Kemudian Batara Guru memerintahkan Sanghyang Narada, untuk menghidupkan Prabu Watu-Gunung, serta mengembalikan di negara Gilingwesi.
Setelah Prabu Watu-Gunung dihidupkan oleh Sanghyang Narada, disuruh kembali di Gilingwesi, ia tidak mau, dikarenakan sudah kerasan di surga. Bahkan Prabu Watu-Gunung memohon agar kedua isterinya dan ke 27 anak di angkat ke surga, menjadi satu dengannya. Guru mengabulkan permohonan tersebut, serta memerintahkan agar mengangkat isteri dan anak Prabu Watu-Gunung ke surga.

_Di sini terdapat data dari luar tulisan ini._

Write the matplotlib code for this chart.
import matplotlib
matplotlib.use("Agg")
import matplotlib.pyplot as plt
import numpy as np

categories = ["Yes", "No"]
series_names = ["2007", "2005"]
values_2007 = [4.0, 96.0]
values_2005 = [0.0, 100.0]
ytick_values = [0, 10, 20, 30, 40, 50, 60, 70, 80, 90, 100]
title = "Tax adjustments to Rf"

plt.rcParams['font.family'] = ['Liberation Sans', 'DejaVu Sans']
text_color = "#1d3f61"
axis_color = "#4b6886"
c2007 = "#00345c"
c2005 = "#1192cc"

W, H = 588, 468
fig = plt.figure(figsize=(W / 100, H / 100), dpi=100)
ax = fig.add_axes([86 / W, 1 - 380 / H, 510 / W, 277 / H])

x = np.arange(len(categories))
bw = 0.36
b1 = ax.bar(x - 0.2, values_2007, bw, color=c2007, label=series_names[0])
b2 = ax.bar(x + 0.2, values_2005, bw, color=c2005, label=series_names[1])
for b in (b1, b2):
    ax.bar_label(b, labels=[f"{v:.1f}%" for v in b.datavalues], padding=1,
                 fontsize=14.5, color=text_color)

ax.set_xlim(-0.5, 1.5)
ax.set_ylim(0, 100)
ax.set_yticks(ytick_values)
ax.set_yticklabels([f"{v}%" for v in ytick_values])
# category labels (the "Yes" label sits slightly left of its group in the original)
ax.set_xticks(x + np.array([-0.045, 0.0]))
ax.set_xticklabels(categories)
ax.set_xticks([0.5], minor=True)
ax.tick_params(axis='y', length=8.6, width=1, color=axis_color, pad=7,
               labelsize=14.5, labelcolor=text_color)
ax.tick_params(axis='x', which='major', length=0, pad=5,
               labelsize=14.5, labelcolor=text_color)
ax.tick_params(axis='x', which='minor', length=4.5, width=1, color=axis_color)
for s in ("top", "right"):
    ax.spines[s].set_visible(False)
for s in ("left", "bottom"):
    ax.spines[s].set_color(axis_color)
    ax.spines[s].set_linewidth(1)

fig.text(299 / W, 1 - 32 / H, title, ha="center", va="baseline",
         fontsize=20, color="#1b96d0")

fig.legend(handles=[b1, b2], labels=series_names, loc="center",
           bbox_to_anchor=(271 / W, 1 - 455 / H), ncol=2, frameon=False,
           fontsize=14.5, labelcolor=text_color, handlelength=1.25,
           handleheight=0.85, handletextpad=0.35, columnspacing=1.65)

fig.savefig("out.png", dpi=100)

Proses pengangkatan dua isteri serta 27 anak Prabu Watu-Gunung ke surga dilakukan satu persatu pada setiap minggu. Inilah permulaan adanya 30 wuku yang dijadikan dasar perhitungan Pawukon atau zodiak Jawa.
Seperti yang telah dijanjikan Batara Guru kepada Prabu Watu-Gunung bahwa dua isterinya dan 27 anaknya akan diangkat ke surga. Proses pengangkatannya dilaksanakan pada setiap minggu. Diurutkan mulai dari isterinya yaitu Dewi Sinta dan Dewi Landep, kemudian anak-anaknya. mulai dari anak yang sulung dan disusul adik-adiknya.

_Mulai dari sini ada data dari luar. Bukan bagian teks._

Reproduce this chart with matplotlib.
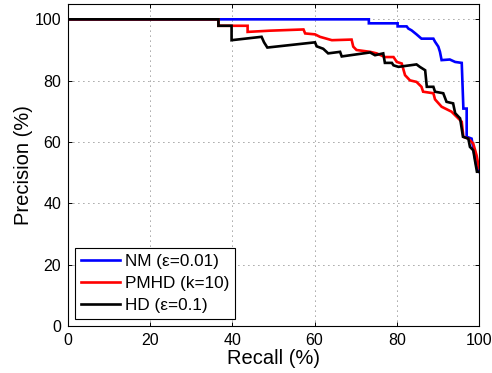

Perlu diketahui bahwa setiap tahun Dewi Sinta melahirkan anak laki-laki kembar hingga sampai 13 kali. Sedangkan anak laki-laki yang lahir ke 14 tidak kembar. Nama-nama isteri dan anak Prabu Watugunug itulah yang kemudian dijadian nama wuku yang berjumlah 30. Karena proses pengangkatan ke surga setiap minggu, maka setiap satu wuku berumur 7 hari, dimulai dari hari minggu hingga hari Sabtu, sehingga satu putaran keseluruhan wuku atau pawukon = 30 x 7 hari = 210 hari.

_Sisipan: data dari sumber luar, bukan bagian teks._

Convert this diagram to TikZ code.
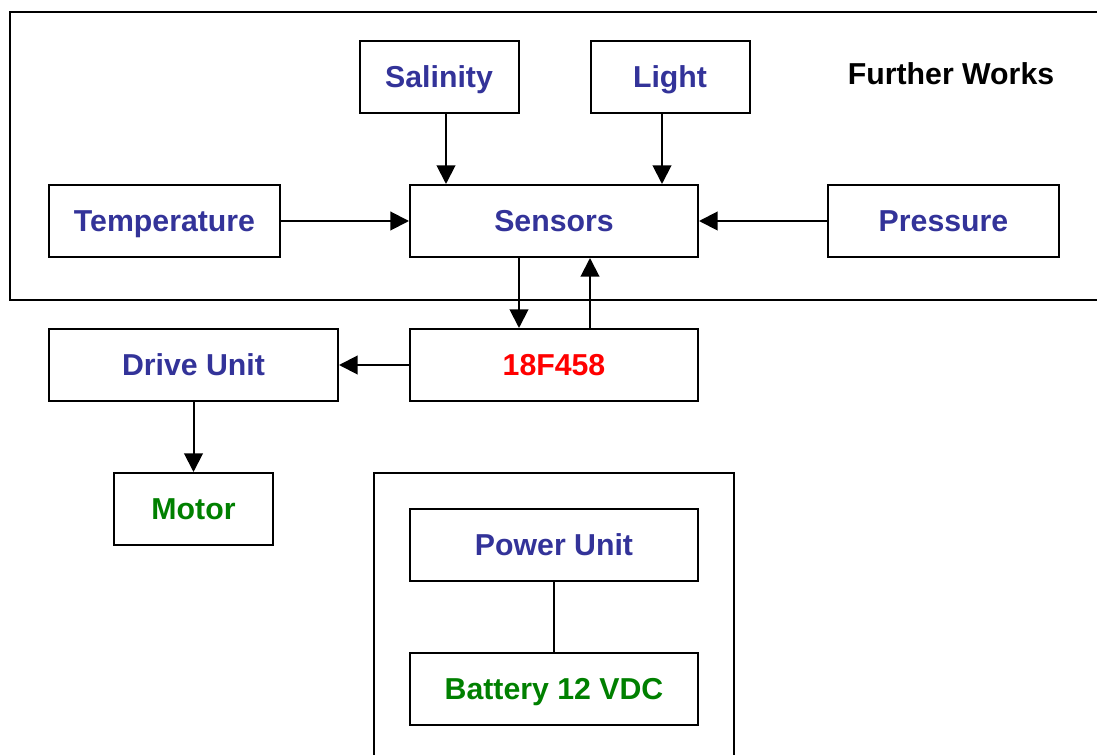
\documentclass[tikz,border=0pt]{standalone}
\usepackage{fontspec}
\setmainfont{Liberation Sans}
\usepackage{xcolor}
\definecolor{hwblue}{RGB}{51,51,153}
\definecolor{hwred}{RGB}{255,0,0}
\definecolor{hwgreen}{RGB}{0,128,0}
\usetikzlibrary{arrows.meta,positioning}
\tikzset{
  unitbox/.style={draw=black, line width=1.5pt, inner sep=0pt, minimum height=54pt, text height=16.25pt, text depth=0pt, font=\bfseries\fontsize{22.7}{27}\selectfont, text=hwblue},
  flow/.style={-{Triangle[length=14pt,width=14pt]}, line width=1.5pt},
}
\begin{document}
\begin{tikzpicture}[x=0.75pt, y=-0.75pt]
  \useasboundingbox (0,0) rectangle (1097,755);
  \clip (0,0) rectangle (1097,755);

  % Frames
  \draw[line width=1.5pt] (10,12) rectangle (1120,300);
  \draw[line width=1.5pt] (374,473) rectangle (734,780);
  \node[font=\bfseries\fontsize{22.7}{27}\selectfont, text height=16.25pt, text depth=0pt, inner sep=0pt] (fw) at (951,74) {Further Works};

  % Sensor nodes
  \node[unitbox, minimum width=119.25pt] (sal) at (439,77) {Salinity};
  \node[unitbox, minimum width=119.25pt] (light) at (670,77) {Light};
  \node[unitbox, minimum width=173.25pt] (temp) at (164.5,221) {Temperature};
  \node[unitbox, minimum width=216pt] (sens) at (554,221) {Sensors};
  \node[unitbox, minimum width=173.25pt] (pres) at (943.5,221) {Pressure};

  % Controller and drive
  \node[unitbox, minimum width=216pt, text=hwred] (mcu) at (554,365) {18F458};
  \node[unitbox, minimum width=216.75pt] (drive) at (193.5,365) {Drive Unit};
  \node[unitbox, minimum width=119.25pt, text=hwgreen] (motor) at (193.5,509) {Motor};

  % Power supply
  \node[unitbox, minimum width=216pt] (power) at (554,545) {Power Unit};
  \node[unitbox, minimum width=216pt, text=hwgreen] (batt) at (554,689) {Battery 12 VDC};

  % Arrows
  \draw[flow] ([xshift=5.25pt]sal.south) -- ([xshift=5.25pt]sal.south |- sens.north);
  \draw[flow] ([xshift=-6pt]light.south) -- ([xshift=-6pt]light.south |- sens.north);
  \draw[flow] (temp.east) -- (sens.west);
  \draw[flow] (pres.west) -- (sens.east);
  \draw[flow] ([xshift=-26.25pt]sens.south) -- ([xshift=-26.25pt]mcu.north);
  \draw[flow] ([xshift=27pt]mcu.north) -- ([xshift=27pt]sens.south);
  \draw[flow] (mcu.west) -- (drive.east);
  \draw[flow] (drive.south) -- (motor.north);
  \draw[line width=1.5pt] (power.south) -- (batt.north);
\end{tikzpicture}
\end{document}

Pengetahuan mengenai wuku-wuku disebut Pawukon, yang di dalamnya membeberkan pengaruh baik dan pengaruh buruk bagi seseorang yang dilahirkan pada wuku yang bersangkutan. Watak tabiat dari masing-masing wuku tersebut dipengaruhi oleh dewa yang menaunginya, serta atribut yang dibawanya. Atribut tersebut seperti misalnya: burung, kayu pohon dan yang lain.